Privacy-first freelance software
The software you run your business in sees your clients, your projects, and your money. We built Drift Catch to measure only what we need to — with our own cookieless, first-party analytics and no third-party trackers.
What privacy-first freelance software actually means
When you pick the software you run your freelance business in, you are also deciding what gets watched — yours and your clients'. Many web tools rely on third-party trackers, advertising pixels, and cross-site cookies that follow people from page to page and site to site. That is so normal it usually goes unquestioned.
We took the other path on purpose. Drift Catch measures aggregate usage with our own first-party analytics, built and operated by us — no third-party analytics provider is involved. The rest of this page explains, in plain terms, what that actually means and what we never collect. For the authoritative, full detail, our Privacy Policy is the source of truth.
What cookieless, first-party analytics actually means
"First-party" means the measurement is done by us, on our own service, not handed off to an outside analytics company. "Cookieless" means it sets no cookie and stores no persistent identifier in your browser. Here is how we count visits without identifying you, exactly as our Privacy Policy describes:
- To count a visit, our server computes a one-way hash of your IP address, your browser's user-agent string, and our domain, using a secret key.
- That key is rotated and destroyed daily. Because each day's key is gone, the hash cannot be reversed to identify you, and it cannot be correlated from one day to the next.
- Your raw IP address is read only momentarily, in memory, to compute that hash. It is never written to any database, log, or backup.
- The short-lived signals used to avoid double-counting are deleted at our next daily rollup, and in all cases within 48 hours. What remains is aggregate, hash-free counts.
That is the whole mechanism. There is no third-party analytics provider in the path, and there is no persistent visitor profile being built.
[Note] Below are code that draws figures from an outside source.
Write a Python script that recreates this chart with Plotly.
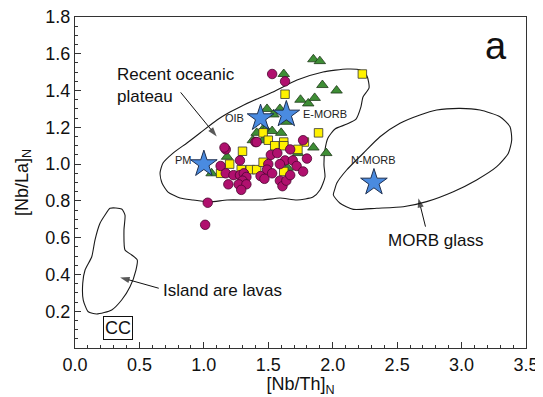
import plotly.graph_objects as go

# ---- data ----
circle_x = [1.53, 1.63, 1.17, 1.28, 1.40, 1.77, 1.67, 1.52, 1.57, 1.63, 1.69, 1.80, 1.13, 1.17, 1.23,
            1.28, 1.31, 1.33, 1.30, 1.27, 1.33, 1.29, 1.19, 1.50, 1.49, 1.44, 1.47, 1.53, 1.59, 1.59,
            1.61, 1.64, 1.72, 1.77, 1.67, 1.03, 1.01, 1.16, 1.41]
circle_y = [1.49, 1.45, 1.08, 1.02, 1.12, 1.13, 1.08, 1.05, 1.06, 1.02, 1.02, 1.03, 0.99, 0.95, 0.94,
            0.94, 0.95, 0.93, 0.91, 0.89, 0.89, 0.86, 0.89, 1.00, 0.97, 0.935, 0.92, 0.95, 1.00, 0.91,
            0.88, 0.91, 0.99, 0.96, 0.94, 0.79, 0.67, 1.09, 1.12]

square_x = [2.23, 1.63, 1.89, 1.78, 1.30, 1.46, 1.50, 1.55, 1.62, 1.62, 1.20, 1.13, 1.29, 1.36, 1.41,
            1.46, 1.62, 1.73, 1.31]
square_y = [1.49, 1.38, 1.17, 1.12, 1.07, 1.17, 1.13, 1.10, 1.12, 1.10, 1.00, 0.95, 0.97, 0.97, 0.97,
            1.01, 0.96, 1.08, 0.94]

triangle_x = [1.85, 1.90, 1.62, 1.92, 2.03, 1.75, 1.81, 1.86, 1.49, 1.59, 1.54, 1.64, 1.47, 1.44,
              1.41, 1.48, 1.53, 1.60, 1.38, 1.46, 1.85, 1.95, 1.18, 1.06, 1.73, 1.65]
triangle_y = [1.57, 1.56, 1.49, 1.43, 1.40, 1.35, 1.33, 1.36, 1.30, 1.30, 1.27, 1.23, 1.20, 1.26,
              1.17, 1.19, 1.18, 1.17, 1.13, 1.13, 1.09, 1.06, 1.04, 0.95, 1.06, 0.98]

star_names = ["PM", "OIB", "E-MORB", "N-MORB"]
star_x = [1.00, 1.44, 1.64, 2.32]
star_y = [1.00, 1.25, 1.27, 0.90]

plateau_x = [0.660, 0.683, 0.761, 0.869, 0.970, 1.102, 1.203, 1.280, 1.412, 1.537, 1.723, 1.925,
             2.111, 2.212, 2.266, 2.282, 2.235, 2.219, 2.181, 2.111, 2.018, 1.963, 1.940, 1.932,
             1.940, 1.901, 1.847, 1.723, 1.591, 1.459, 1.335, 1.180, 1.048, 0.916, 0.815, 0.722,
             0.675, 0.660]
plateau_y = [0.952, 1.006, 1.060, 1.115, 1.169, 1.240, 1.283, 1.311, 1.354, 1.392, 1.457, 1.501,
             1.517, 1.512, 1.479, 1.414, 1.365, 1.311, 1.245, 1.218, 1.191, 1.142, 1.077, 0.995,
             0.930, 0.859, 0.821, 0.805, 0.816, 0.805, 0.805, 0.805, 0.794, 0.805, 0.816, 0.848,
             0.897, 0.952]

morb_x = [2.018, 2.031, 2.108, 2.237, 2.367, 2.522, 2.677, 2.807, 2.988, 3.143, 3.298, 3.376,
          3.389, 3.363, 3.273, 3.117, 2.936, 2.729, 2.548, 2.341, 2.160, 2.057, 2.005, 2.018]
morb_y = [0.868, 0.896, 0.968, 1.059, 1.149, 1.222, 1.267, 1.294, 1.303, 1.294, 1.258, 1.203,
          1.131, 1.059, 0.986, 0.914, 0.850, 0.796, 0.768, 0.760, 0.754, 0.787, 0.832, 0.868]

arc_x = [0.272, 0.362, 0.388, 0.380, 0.388, 0.440, 0.483, 0.473, 0.427, 0.362, 0.285, 0.168,
         0.103, 0.064, 0.060, 0.078, 0.130, 0.155, 0.194, 0.233, 0.272]
arc_y = [0.760, 0.756, 0.723, 0.642, 0.533, 0.506, 0.479, 0.424, 0.333, 0.261, 0.207, 0.185,
         0.197, 0.261, 0.352, 0.424, 0.496, 0.587, 0.678, 0.723, 0.760]

# arrows: (tail_x, tail_y, head_x, head_y)
arrows = [(0.82, 1.39, 1.10, 1.15),
          (2.72, 0.66, 2.665, 0.815),
          (0.65, 0.325, 0.35, 0.384)]

x_ticks = [0.0, 0.5, 1.0, 1.5, 2.0, 2.5, 3.0, 3.5]
y_ticks = [0.2, 0.4, 0.6, 0.8, 1.0, 1.2, 1.4, 1.6, 1.8]

FONT = "Liberation Sans, Arial, sans-serif"
INK = "#111"

fig = go.Figure()
for px_, py_ in [(plateau_x, plateau_y), (morb_x, morb_y), (arc_x, arc_y)]:
    fig.add_trace(go.Scatter(x=px_, y=py_, mode="lines",
                             line=dict(color="#1a1a1a", width=1.1, shape="spline", smoothing=0.6),
                             hoverinfo="skip"))

for tx, ty, hx, hy in arrows:
    fig.add_trace(go.Scatter(x=[tx, hx], y=[ty, hy], mode="lines+markers",
                             line=dict(color=INK, width=1),
                             marker=dict(symbol="arrow", size=[0, 10], angleref="previous",
                                         color=INK, line=dict(width=0)),
                             hoverinfo="skip"))

fig.add_trace(go.Scatter(x=triangle_x, y=triangle_y, mode="markers",
                         marker=dict(symbol="triangle-up", size=10, color="#3E8E35",
                                     line=dict(color="#1f3a1a", width=0.8))))
fig.add_trace(go.Scatter(x=square_x, y=square_y, mode="markers",
                         marker=dict(symbol="square", size=8.5, color="#FFF200",
                                     line=dict(color="#333", width=0.8))))
fig.add_trace(go.Scatter(x=circle_x, y=circle_y, mode="markers",
                         marker=dict(symbol="circle", size=9.5, color="#B0106E",
                                     line=dict(color="#4a0630", width=0.8))))
fig.add_trace(go.Scatter(x=star_x, y=star_y, mode="markers",
                         marker=dict(symbol="star", size=20, color="#4A8BE0",
                                     line=dict(color="#1e2f50", width=1))))

anns = []
lab_pos = {"PM": ("right", -0.08, 0.02), "OIB": ("right", -0.11, 0.0),
           "E-MORB": ("left", 0.11, 0.0), "N-MORB": ("center", 0.0, 0.12)}
for n, sx, sy in zip(star_names, star_x, star_y):
    xa, dx, dy = lab_pos[n]
    anns.append(dict(x=sx + dx, y=sy + dy, text=n, showarrow=False, xanchor=xa,
                     font=dict(size=11, color="#222", family=FONT)))

anns += [
    dict(x=0.31, y=1.425, text="Recent oceanic<br>plateau", showarrow=False, xanchor="left",
         yanchor="middle", align="left", font=dict(size=17, color=INK, family=FONT)),
    dict(x=2.80, y=0.587, text="MORB glass", showarrow=False, xanchor="center",
         font=dict(size=17, color=INK, family=FONT)),
    dict(x=0.665, y=0.315, text="Island are lavas", showarrow=False, xanchor="left",
         font=dict(size=17, color=INK, family=FONT)),
    dict(x=0.33, y=0.11, text="CC", showarrow=False, bordercolor=INK, borderwidth=1,
         borderpad=1, font=dict(size=18, color=INK, family=FONT)),
    dict(x=3.27, y=1.64, text="a", showarrow=False,
         font=dict(size=38, color=INK, family=FONT)),
]

axis_common = dict(showgrid=False, zeroline=False, showline=True, linecolor="#333",
                   linewidth=1, mirror=True, ticks="inside", ticklen=6, tickcolor="#333",
                   automargin=False, ticklabeloverflow="allow",
                   tickfont=dict(size=18, color=INK, family=FONT))
fig.update_xaxes(range=[0, 3.5], tickvals=x_ticks, ticktext=[f"{v:.1f}" for v in x_ticks],
                 minor=dict(dtick=0.1, ticks="inside", ticklen=3, tickcolor="#333"),
                 title=dict(text="[Nb/Th]<sub>N</sub>", standoff=6,
                            font=dict(size=18, color=INK, family=FONT)),
                 **axis_common)
fig.update_yaxes(range=[0, 1.8], tickvals=y_ticks, ticktext=[f"{v:.1f}" for v in y_ticks],
                 minor=dict(dtick=0.05, ticks="inside", ticklen=3, tickcolor="#333"),
                 title=dict(text="[Nb/La]<sub>N</sub>", standoff=12,
                            font=dict(size=18, color=INK, family=FONT)),
                 **axis_common)
# the page body adds an 8px offset; size the figure so the plot lands where the reference has it
fig.update_layout(width=535, height=389, margin=dict(l=67, r=17, t=9, b=49),
                  plot_bgcolor="white", paper_bgcolor="white", showlegend=False,
                  annotations=anns)
fig.write_html("out.html")
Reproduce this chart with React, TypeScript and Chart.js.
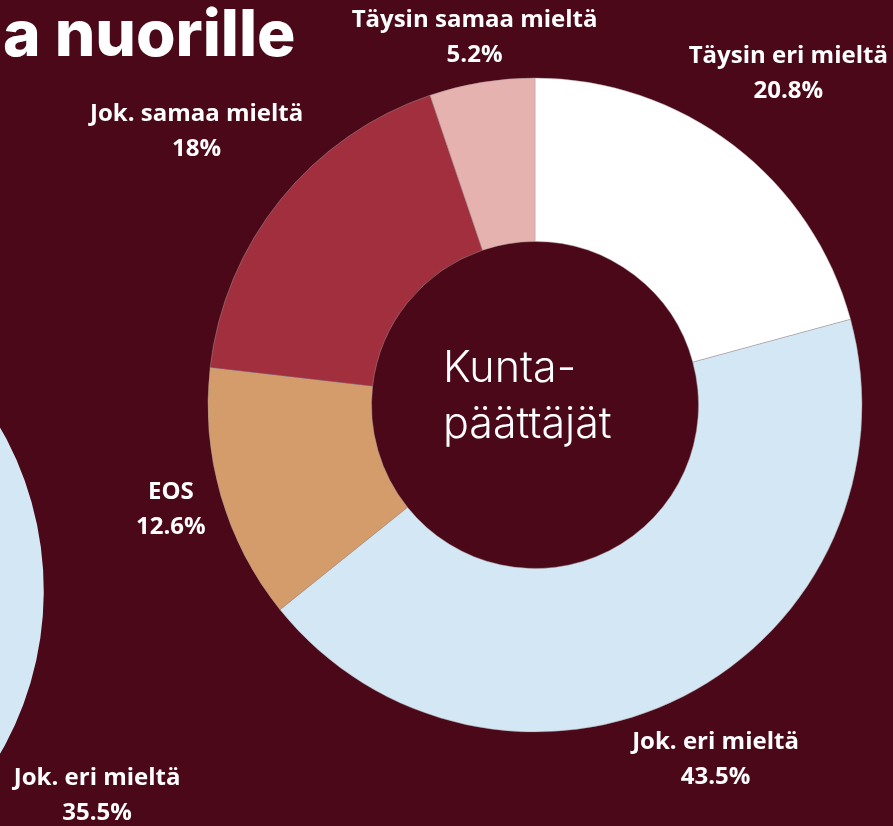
import React, { useEffect, useRef } from 'react';
import { Chart, registerables } from 'chart.js';

Chart.register(...registerables);

// ---- data: main chart (Kuntapäättäjät) ----
const categories = ['Täysin eri mieltä', 'Jok. eri mieltä', 'EOS', 'Jok. samaa mieltä', 'Täysin samaa mieltä'];
const values = [20.8, 43.5, 12.6, 18, 5.2];
const valueLabels = ['20.8%', '43.5%', '12.6%', '18%', '5.2%'];

// ---- data: partially visible chart on the left ----
const leftCategories = ['Jok. eri mieltä'];
const leftValues = [35.5];
const leftValueLabels = ['35.5%'];

// ---- texts ----
const titleText = 'a nuorille';
const centerLines = ['Kunta-', 'päättäjät'];

// ---- styles ----
const BG = '#4a0818';
const colors = ['#ffffff', '#d3e7f4', '#d49c6a', '#a12f3e', '#e5b2af'];
const leftColors = ['#d3e7f4'];
const labelOffsets = [90, 71, 52, 108, 45];
const leftLabelOffsets = [105];

function makeLabelPlugin(valueTexts: string[], offsets: number[]) {
  return {
    id: 'outsideLabels',
    afterDatasetsDraw(chart: any) {
      const { ctx } = chart;
      const meta = chart.getDatasetMeta(0);
      ctx.save();
      ctx.fillStyle = '#ffffff';
      ctx.font = 'bold 24px "Open Sans", Lato, sans-serif';
      ctx.textAlign = 'center';
      ctx.textBaseline = 'middle';
      const lh = 35;
      meta.data.forEach((arc: any, i: number) => {
        const p = arc.getProps(['x', 'y', 'startAngle', 'endAngle', 'outerRadius'], true);
        const mid = (p.startAngle + p.endAngle) / 2;
        const r = p.outerRadius + offsets[i];
        const cx = p.x + Math.cos(mid) * r;
        const cy = p.y + Math.sin(mid) * r;
        ctx.fillText(String(chart.data.labels[i]), cx, cy - lh / 2);
        ctx.fillText(valueTexts[i], cx, cy + lh / 2);
      });
      ctx.restore();
    },
  };
}

export default function App() {
  const mainRef = useRef<HTMLCanvasElement>(null);
  const leftRef = useRef<HTMLCanvasElement>(null);

  useEffect(() => {
    const main = new Chart(mainRef.current as HTMLCanvasElement, {
      type: 'doughnut',
      data: {
        labels: categories,
        datasets: [
          {
            data: values,
            backgroundColor: colors,
            borderColor: 'rgba(170,160,160,0.45)',
            borderWidth: 1,
          },
        ],
      },
      options: {
        animation: false,
        responsive: false,
        devicePixelRatio: 1,
        events: [],
        radius: 327,
        cutout: '50%',
        layout: { padding: { left: 177, right: 0, top: 0, bottom: 16 } },
        plugins: { legend: { display: false }, tooltip: { enabled: false } },
      } as any,
      plugins: [makeLabelPlugin(valueLabels, labelOffsets)],
    });

    const leftCanvas = leftRef.current as HTMLCanvasElement;
    const left = new Chart(leftCanvas, {
      type: 'doughnut',
      data: {
        labels: leftCategories,
        datasets: [
          {
            data: leftValues,
            backgroundColor: leftColors,
            borderWidth: 0,
          },
        ],
      },
      options: {
        animation: false,
        responsive: false,
        devicePixelRatio: 1,
        events: [],
        radius: 327,
        cutout: '50%',
        rotation: 54.4,
        circumference: leftValues[0] * 3.6,
        plugins: { legend: { display: false }, tooltip: { enabled: false } },
      } as any,
      plugins: [makeLabelPlugin(leftValueLabels, leftLabelOffsets)],
    });
    const arc: any = left.getDatasetMeta(0).data[0];
    if (arc) {
      leftCanvas.style.left = `${-283 - arc.x}px`;
      leftCanvas.style.top = `${591 - arc.y}px`;
    }

    return () => {
      main.destroy();
      left.destroy();
    };
  }, []);

  return (
    <div
      style={{
        position: 'fixed',
        left: 0,
        top: 0,
        width: 893,
        height: 826,
        background: BG,
        overflow: 'hidden',
      }}
    >
      <canvas
        ref={leftRef}
        width={1200}
        height={1200}
        style={{ position: 'absolute', left: -700, top: 0, width: 1200, height: 1200 }}
      />
      <canvas
        ref={mainRef}
        width={893}
        height={826}
        style={{ position: 'absolute', left: 0, top: 0, width: 893, height: 826 }}
      />
      <div
        style={{
          position: 'absolute',
          left: 3,
          top: 0,
          color: '#ffffff',
          fontFamily: 'Inter, "Open Sans", sans-serif',
          fontWeight: 800,
          fontSize: 64,
          lineHeight: '66px',
          whiteSpace: 'nowrap',
        }}
      >
        {titleText}
      </div>
      <div
        style={{
          position: 'absolute',
          left: 443,
          top: 338,
          color: '#ffffff',
          fontFamily: 'Inter, "Open Sans", sans-serif',
          fontWeight: 300,
          fontSize: 43,
          lineHeight: '56px',
          whiteSpace: 'nowrap',
        }}
      >
        {centerLines.map((l) => (
          <div key={l}>{l}</div>
        ))}
      </div>
    </div>
  );
}
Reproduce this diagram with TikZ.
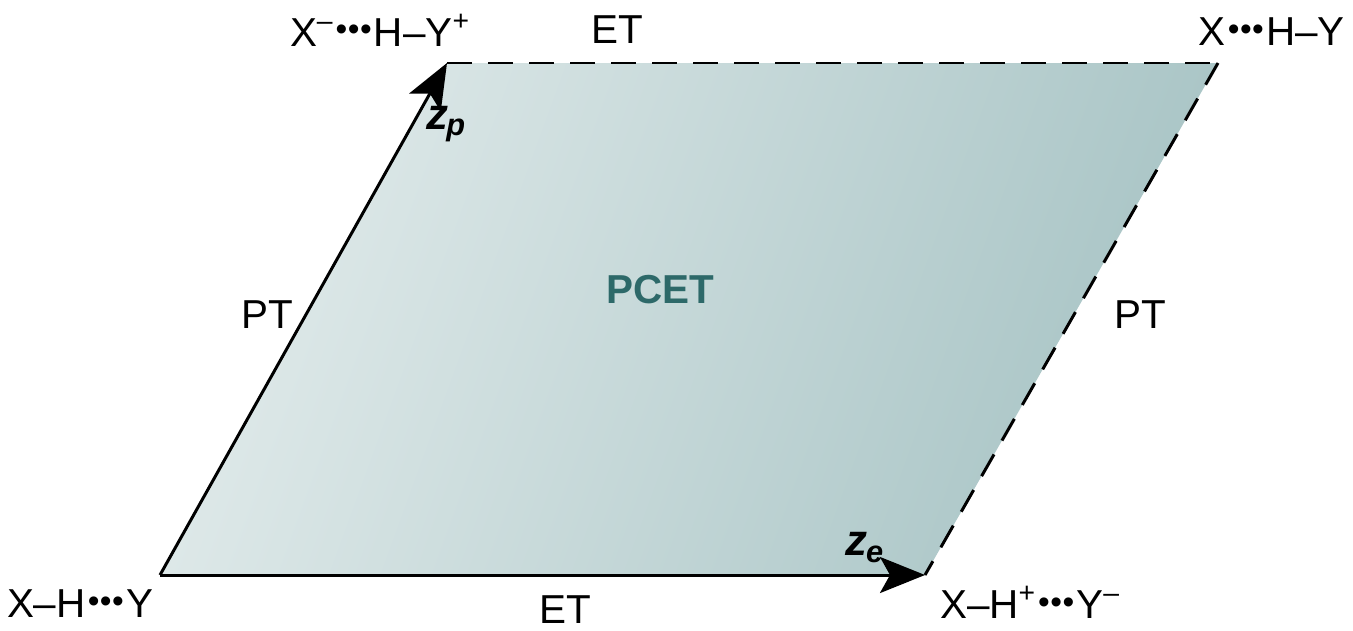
\documentclass[tikz,border=0pt]{standalone}
\usepackage{fontspec}
\setmainfont{Liberation Sans}
\usepackage{xcolor}
\usetikzlibrary{positioning, arrows.meta}
\definecolor{PlaneLight}{RGB}{224,234,234}
\definecolor{PlaneDark}{RGB}{168,196,197}
\definecolor{PCETTeal}{RGB}{45,105,105}
% hydrogen-bond dots
\newcommand{\hbd}{\kern1.2pt\raisebox{0.25ex}{\fontsize{19}{19}\selectfont
  •\kern0.3pt•\kern0.3pt•}\kern1.2pt}

\begin{document}
\begin{tikzpicture}[
          lbl/.style={font=\fontsize{23}{27}\selectfont, inner sep=0pt},
          zlbl/.style={font=\fontsize{25}{29}\selectfont\bfseries\itshape, inner sep=0pt},
          arr/.style={-{Stealth[length=0.9cm, width=0.72cm, inset=0.2cm]}, line width=1.7pt},
          dsh/.style={dash pattern=on 0.5cm off 0.32cm, line width=1.7pt}
        ]
        \useasboundingbox (0,0) rectangle (27.06,12.6);

        % corners of the plane
        \coordinate (rea) at (3.2, 1.1);
        \coordinate (et)  at (18.5, 1.1);
        \coordinate (pt)  at (8.94, 11.34);
        \coordinate (prd) at (24.36, 11.34);

        % shaded plane
        \shade[left color=PlaneLight, right color=PlaneDark, shading angle=70]
              (rea) -- (et) -- (prd) -- (pt) -- cycle;

        % edges
        \draw[arr] (rea) -- (pt);
        \draw[arr] (rea) -- (et);
        \draw[dsh] (pt) -- (prd);
        \draw[dsh] (prd) -- (et);

        % states
        \node[lbl] (sRea) at (1.6, 0.52) {X–H\hbd Y};
        \node[lbl] (sPt)  at (7.6, 12.0)
              {X\textsuperscript{–}\hbd H–Y\textsuperscript{+}};
        \node[lbl, anchor=east] (sPrd) at (26.9, 11.96) {X\hbd H–Y};
        \node[lbl] (sEt)  at (20.6, 0.55)
              {X–H\textsuperscript{+}\hbd Y\textsuperscript{–}};

        % transfer labels
        \node[lbl] (etTop) at (12.34, 12.0) {ET};
        \node[lbl] (etBot) at (11.3, 0.4) {ET};
        \node[lbl] (ptL)   at (5.35, 6.3) {PT};
        \node[lbl] (ptR)   at (22.8, 6.3) {PT};
        \node[lbl, font=\fontsize{23}{27}\selectfont\bfseries, text=PCETTeal]
              (pcet) at (13.2, 6.8) {PCET};

        % coordinates
        \node[zlbl] (zp) at (8.92, 10.12) {z\textsubscript{\kern-1pt p}};
        \node[zlbl] (ze) at (17.3, 1.65) {z\textsubscript{\kern-1pt e}};
      \end{tikzpicture}
\end{document}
No cookie banner — because we do not need one
You have clicked through enough cookie banners to know the drill. We do not have one. Because we do not set any non-essential cookie and do not deploy any tracker that requires consent under the major cookie-consent regimes, no cookie or storage consent banner is required for the Service as currently configured.
The only client-side storage we use is strictly necessary to run the app: a first-party cookie to keep you signed in, and short-lived browser storage for small UI preferences. No tracking cookies, no advertising cookies, no cross-site identifiers, no third-party analytics cookies, and no fingerprinting.
If that ever changes — if we were to add a non-essential cookie, tracker, advertising pixel, or comparable third-party script — we would update our Privacy Policy and present an appropriate consent interface before that script loads. That commitment is written into the Policy itself.
What we never collect
The shortest way to describe our posture is by what is absent:
- No third-party analytics provider.
- No tracking or advertising cookies, and no cross-site identifiers.
- No persistent visitor id stored in your browser.
- No raw IP address stored in any database, log, or backup.
- No fingerprinting.
We also do not sell, rent, or share your personal information with other third parties. The services we do rely on to operate — such as our payment processor — are named, with their roles, in our Privacy Policy, and they have their own privacy policies governing the data they handle.
For the authoritative, full detail — every sub-processor, every retention window, and your rights: read our Privacy Policy
Why this matters when you send a client a portal link
Privacy is not only about your own data. When you send a client a link to a Drift Catch portal — to review a proposal, sign off on a deliverable, or pay an invoice — they are visiting a page too.
Because we run no third-party trackers and no advertising pixels, a client opening your portal link is not quietly handed someone else's tracking scripts on your behalf. The clean, no-banner experience your client sees is part of the work landing professionally. You chose the tool; your client should not pay for that choice in trackers.
That is the practical version of "privacy-first freelance software": fewer things watching, on both sides of the work.
Frequently asked questions
- Does Drift Catch use cookies?
- Only strictly-necessary ones. We set a first-party cookie to keep you signed in and use short-lived browser storage for small UI preferences. We use no tracking cookies, no advertising cookies, no cross-site identifiers, no third-party analytics cookies, and no fingerprinting. Our analytics is cookieless by design.
- Why is there no cookie banner?
- Because we do not need one. We do not set any non-essential cookie and do not deploy any tracker that requires consent under the major cookie-consent regimes, so no consent banner is required for the Service as currently configured. If we ever added a non-essential tracker, we would update our Privacy Policy and show a consent interface before it loaded.
- How does Drift Catch count visitors without tracking me?
- Our server computes a one-way hash of your IP address, your browser user-agent, and our domain, using a secret key that is rotated and destroyed daily. Your raw IP is read only in memory and never stored. Because the key is destroyed each day, the hash cannot be reversed or correlated across days, and what we keep is aggregate, hash-free counts.
- What does Drift Catch do with my data?
- We use your data to run the Service for you, and we do not sell, rent, or share your personal information with other third parties. The providers we rely on to operate — such as our payment processor — are named with their roles in our Privacy Policy, which is the authoritative source for our sub-processors, retention windows, and your rights.